▸ **Direction**: From the first line of the listing below to the line with "70, 80, 90];", print each line exactly, and nothing more. Leave out the pictures.

──────── Provided material ────────

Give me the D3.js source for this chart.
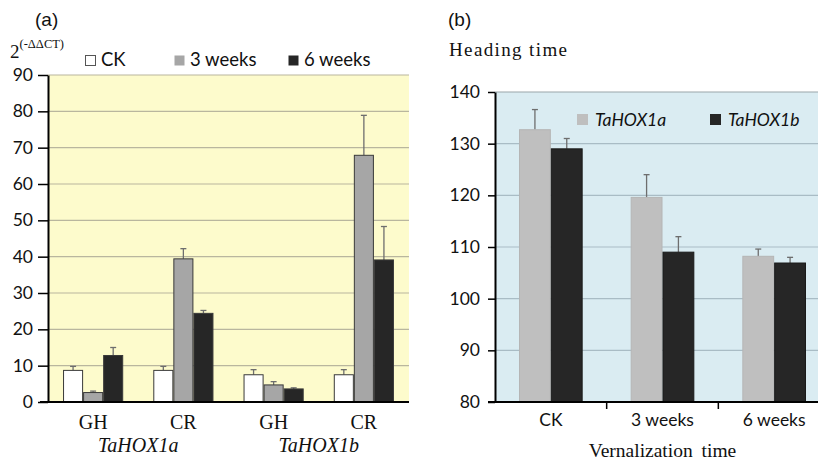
<!DOCTYPE html>
<html>
<head>
<meta charset="utf-8">
<script src="https://cdn.jsdelivr.net/npm/d3@7"></script>
<style>
  body { margin: 0; background: #fff; }
  svg { display: block; }
  .tick text { font-family: Lato, "Open Sans", sans-serif; font-size: 17.5px; fill: #111; }
</style>
</head>
<body>
<svg id="chart" width="818" height="462"></svg>
<script>
// ---- Panel (a): relative expression, 2^(-ΔΔCT)
const genesA = ["TaHOX1a", "TaHOX1b"];
const conditionsA = ["GH", "CR", "GH", "CR"];
const seriesA = ["CK", "3 weeks", "6 weeks"];
const ckA = [8.7, 8.7, 7.5, 7.5];
const ckErrA = [1.1, 1.1, 1.4, 1.4];
const w3A = [2.6, 39.4, 4.7, 67.9];
const w3ErrA = [0.4, 2.8, 0.9, 11.0];
const w6A = [12.8, 24.4, 3.6, 39.1];
const w6ErrA = [2.2, 0.8, 0.3, 9.2];
const ticksA = [0, 10, 20, 30, 40, 50, 60, 70, 80, 90];

// ---- Panel (b): heading time
const categoriesB = ["CK", "3 weeks", "6 weeks"];
const seriesB = ["TaHOX1a", "TaHOX1b"];
const hox1aB = [132.7, 119.6, 108.2];
const hox1aErrB = [3.9, 4.4, 1.4];
const hox1bB = [129.0, 109.0, 106.9];
const hox1bErrB = [2.0, 3.0, 1.1];
const ticksB = [80, 90, 100, 110, 120, 130, 140];

const svg = d3.select("#chart");
const serif = "'Liberation Serif', 'Times New Roman', serif";
const sans = "Lato, 'Open Sans', sans-serif";

// ================= Panel (a) =================
const colorA = d3.scaleOrdinal().domain(seriesA).range(["#ffffff", "#a6a6a6", "#262626"]);
const valuesA = [ckA, w3A, w6A];
const errsA = [ckErrA, w3ErrA, w6ErrA];
const rowsA = conditionsA.map((c, i) => ({
  idx: i,
  bars: seriesA.map((s, j) => ({ series: s, value: valuesA[j][i], err: errsA[j][i] }))
}));

const plotA = { left: 48, right: 409, top: 75, bottom: 402 };
const x0A = d3.scaleBand().domain(d3.range(conditionsA.length))
  .range([plotA.left, plotA.right]).paddingInner(1 / 3).paddingOuter(1 / 6);
const x1A = d3.scaleBand().domain(seriesA).range([0, x0A.bandwidth()]);
const yA = d3.scaleLinear().domain([0, 90]).range([plotA.bottom, plotA.top]);

const gA = svg.append("g");
gA.append("rect")
  .attr("x", plotA.left).attr("y", plotA.top)
  .attr("width", plotA.right - plotA.left).attr("height", plotA.bottom - plotA.top)
  .attr("fill", "#fdfbcc");

// gridlines
gA.append("g").selectAll("line")
  .data(ticksA.slice(1))
  .join("line")
  .attr("x1", plotA.left).attr("x2", plotA.right)
  .attr("y1", d => yA(d)).attr("y2", d => yA(d))
  .attr("stroke", "#b9b69e").attr("stroke-width", 1.2);

// bars
const groupA = gA.append("g").selectAll("g")
  .data(rowsA)
  .join("g")
  .attr("transform", d => `translate(${x0A(d.idx)},0)`);

groupA.selectAll("line.err")
  .data(d => d.bars)
  .join("line")
  .attr("class", "err")
  .attr("x1", d => x1A(d.series) + x1A.bandwidth() / 2)
  .attr("x2", d => x1A(d.series) + x1A.bandwidth() / 2)
  .attr("y1", d => yA(d.value)).attr("y2", d => yA(d.value + d.err))
  .attr("stroke", "#6e6e6e").attr("stroke-width", 1.3);
groupA.selectAll("line.cap")
  .data(d => d.bars)
  .join("line")
  .attr("class", "cap")
  .attr("x1", d => x1A(d.series) + x1A.bandwidth() / 2 - 3)
  .attr("x2", d => x1A(d.series) + x1A.bandwidth() / 2 + 3)
  .attr("y1", d => yA(d.value + d.err)).attr("y2", d => yA(d.value + d.err))
  .attr("stroke", "#6e6e6e").attr("stroke-width", 1.3);

groupA.selectAll("rect")
  .data(d => d.bars)
  .join("rect")
  .attr("x", d => x1A(d.series) + 0.5)
  .attr("y", d => yA(d.value))
  .attr("width", x1A.bandwidth() - 1)
  .attr("height", d => yA(0) - yA(d.value))
  .attr("fill", d => colorA(d.series))
  .attr("stroke", "#3a3a3a").attr("stroke-width", 1);

// y axis
const yAxisA = gA.append("g")
  .attr("transform", `translate(${plotA.left},0)`)
  .call(d3.axisLeft(yA).tickValues(ticksA).tickSize(10).tickPadding(5).tickSizeOuter(0));
yAxisA.select(".domain").attr("stroke", "#000").attr("stroke-width", 2);
yAxisA.selectAll(".tick line").attr("stroke", "#000").attr("stroke-width", 1.5);

// x axis
const xAxisA = gA.append("g")
  .attr("transform", `translate(0,${plotA.bottom})`)
  .call(d3.axisBottom(x0A).tickSize(0).tickPadding(13).tickSizeOuter(0)
    .tickFormat(i => conditionsA[i]));
xAxisA.select(".domain").attr("stroke", "#000").attr("stroke-width", 2)
  .attr("d", `M${plotA.left - 8},0H${plotA.right}`);
xAxisA.selectAll(".tick text")
  .style("font-family", serif).style("font-size", "20px").attr("fill", "#111");

// gene labels under pairs of groups
gA.append("g").selectAll("text")
  .data(genesA)
  .join("text")
  .attr("x", (d, i) => (x0A(2 * i) + x0A(2 * i + 1) + x0A.bandwidth()) / 2)
  .attr("y", 452)
  .attr("text-anchor", "middle")
  .style("font-family", serif).style("font-size", "20px").style("font-style", "italic")
  .attr("fill", "#111")
  .text(d => d);

// y label 2^(-ΔΔCT)
const yLabA = gA.append("text").attr("x", 10).attr("y", 58)
  .style("font-family", serif).attr("fill", "#111");
yLabA.append("tspan").style("font-size", "19px").text("2");
yLabA.append("tspan").attr("dy", -10).style("font-size", "12.5px").text("(-ΔΔCT)");

// panel tag
gA.append("text").attr("x", 35).attr("y", 26)
  .style("font-family", "'Liberation Sans', Arial, sans-serif").style("font-size", "19px")
  .attr("fill", "#111").text("(a)");

// legend (a)
const legendXA = [85, 174, 288];
const legA = gA.append("g").selectAll("g")
  .data(seriesA)
  .join("g")
  .attr("transform", (d, i) => `translate(${legendXA[i]},55)`);
legA.append("rect")
  .attr("x", 0.5).attr("y", 0.5).attr("width", 10).attr("height", 10)
  .attr("fill", d => colorA(d))
  .attr("stroke", d => d === "CK" ? "#555" : "none");
legA.append("text")
  .attr("x", 16).attr("y", 11)
  .style("font-family", sans).style("font-size", "18.5px").attr("fill", "#111")
  .text(d => d);

// ================= Panel (b) =================
const colorB = d3.scaleOrdinal().domain(seriesB).range(["#bfbfbf", "#262626"]);
const valuesB = [hox1aB, hox1bB];
const errsB = [hox1aErrB, hox1bErrB];
const rowsB = categoriesB.map((c, i) => ({
  cat: c,
  bars: seriesB.map((s, j) => ({ series: s, value: valuesB[j][i], err: errsB[j][i] }))
}));

const plotB = { left: 495, right: 830, top: 92, bottom: 402 };
const xB = d3.scaleBand().domain(categoriesB)
  .range([plotB.left, plotB.right]).paddingInner(0.43).paddingOuter(0.215);
const x1B = d3.scaleBand().domain(seriesB).range([0, xB.bandwidth()]);
const yB = d3.scaleLinear().domain([80, 140]).range([plotB.bottom, plotB.top]);

const gB = svg.append("g");
gB.append("rect")
  .attr("x", plotB.left).attr("y", plotB.top)
  .attr("width", plotB.right - plotB.left).attr("height", plotB.bottom - plotB.top)
  .attr("fill", "#daecf2");

gB.append("g").selectAll("line")
  .data(ticksB.slice(1))
  .join("line")
  .attr("x1", plotB.left).attr("x2", plotB.right)
  .attr("y1", d => yB(d)).attr("y2", d => yB(d))
  .attr("stroke", d => d === 140 ? "#9aa5aa" : "#a9bcc5").attr("stroke-width", 1.2);

const groupB = gB.append("g").selectAll("g")
  .data(rowsB)
  .join("g")
  .attr("transform", d => `translate(${xB(d.cat)},0)`);

groupB.selectAll("line.err")
  .data(d => d.bars)
  .join("line")
  .attr("class", "err")
  .attr("x1", d => x1B(d.series) + x1B.bandwidth() / 2)
  .attr("x2", d => x1B(d.series) + x1B.bandwidth() / 2)
  .attr("y1", d => yB(d.value)).attr("y2", d => yB(d.value + d.err))
  .attr("stroke", "#6e6e6e").attr("stroke-width", 1.3);
groupB.selectAll("line.cap")
  .data(d => d.bars)
  .join("line")
  .attr("class", "cap")
  .attr("x1", d => x1B(d.series) + x1B.bandwidth() / 2 - 3)
  .attr("x2", d => x1B(d.series) + x1B.bandwidth() / 2 + 3)
  .attr("y1", d => yB(d.value + d.err)).attr("y2", d => yB(d.value + d.err))
  .attr("stroke", "#6e6e6e").attr("stroke-width", 1.3);

groupB.selectAll("rect")
  .data(d => d.bars)
  .join("rect")
  .attr("x", d => x1B(d.series) + 0.5)
  .attr("y", d => yB(d.value))
  .attr("width", x1B.bandwidth() - 1)
  .attr("height", d => yB(80) - yB(d.value))
  .attr("fill", d => colorB(d.series))
  .attr("stroke", d => d.series === "TaHOX1b" ? "#1a1a1a" : "#b5b5b5").attr("stroke-width", 1);

const yAxisB = gB.append("g")
  .attr("transform", `translate(${plotB.left},0)`)
  .call(d3.axisLeft(yB).tickValues(ticksB).tickSize(7).tickPadding(8).tickSizeOuter(0));
yAxisB.select(".domain").attr("stroke", "#000").attr("stroke-width", 2);
yAxisB.selectAll(".tick line").attr("stroke", "#000").attr("stroke-width", 1.5);

const xAxisB = gB.append("g")
  .attr("transform", `translate(0,${plotB.bottom})`)
  .call(d3.axisBottom(xB).tickSize(0).tickPadding(12).tickSizeOuter(0));
xAxisB.select(".domain").attr("stroke", "#000").attr("stroke-width", 2)
  .attr("d", `M${plotB.left - 7},0H${plotB.right}`);

// tick marks between categories
xAxisB.append("g").selectAll("line")
  .data(categoriesB.slice(0, -1))
  .join("line")
  .attr("x1", d => xB(d) + xB.bandwidth() + xB.step() * xB.paddingInner() / 2)
  .attr("x2", d => xB(d) + xB.bandwidth() + xB.step() * xB.paddingInner() / 2)
  .attr("y1", 0).attr("y2", 7)
  .attr("stroke", "#000").attr("stroke-width", 1.5);

gB.append("text")
  .attr("x", (plotB.left + plotB.right) / 2).attr("y", 457)
  .attr("text-anchor", "middle")
  .style("font-family", serif).style("font-size", "19.5px").attr("fill", "#111")
  .style("word-spacing", "4px")
  .text("Vernalization time");

gB.append("text").attr("x", 449).attr("y", 56)
  .style("font-family", serif).style("font-size", "19px").attr("fill", "#111")
  .attr("textLength", 118).attr("lengthAdjust", "spacing")
  .text("Heading time");

gB.append("text").attr("x", 448).attr("y", 26)
  .style("font-family", "'Liberation Sans', Arial, sans-serif").style("font-size", "19px")
  .attr("fill", "#111").text("(b)");

// legend (b)
const legendXB = [577, 710];
const legB = gB.append("g").selectAll("g")
  .data(seriesB)
  .join("g")
  .attr("transform", (d, i) => `translate(${legendXB[i]},114)`);
legB.append("rect")
  .attr("width", 11).attr("height", 11)
  .attr("fill", d => colorB(d));
legB.append("text")
  .attr("x", 18).attr("y", 12)
  .style("font-family", sans).style("font-size", "17.5px").style("font-style", "italic")
  .attr("fill", "#111")
  .text(d => d);
</script>
</body>
</html>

────────

▸ **Task result**:
Give me the D3.js source for this chart.
<!DOCTYPE html>
<html>
<head>
<meta charset="utf-8">
<script src="https://cdn.jsdelivr.net/npm/d3@7"></script>
<style>
  body { margin: 0; background: #fff; }
  svg { display: block; }
  .tick text { font-family: Lato, "Open Sans", sans-serif; font-size: 17.5px; fill: #111; }
</style>
</head>
<body>
<svg id="chart" width="818" height="462"></svg>
<script>
// ---- Panel (a): relative expression, 2^(-ΔΔCT)
const genesA = ["TaHOX1a", "TaHOX1b"];
const conditionsA = ["GH", "CR", "GH", "CR"];
const seriesA = ["CK", "3 weeks", "6 weeks"];
const ckA = [8.7, 8.7, 7.5, 7.5];
const ckErrA = [1.1, 1.1, 1.4, 1.4];
const w3A = [2.6, 39.4, 4.7, 67.9];
const w3ErrA = [0.4, 2.8, 0.9, 11.0];
const w6A = [12.8, 24.4, 3.6, 39.1];
const w6ErrA = [2.2, 0.8, 0.3, 9.2];
const ticksA = [0, 10, 20, 30, 40, 50, 60, 70, 80, 90];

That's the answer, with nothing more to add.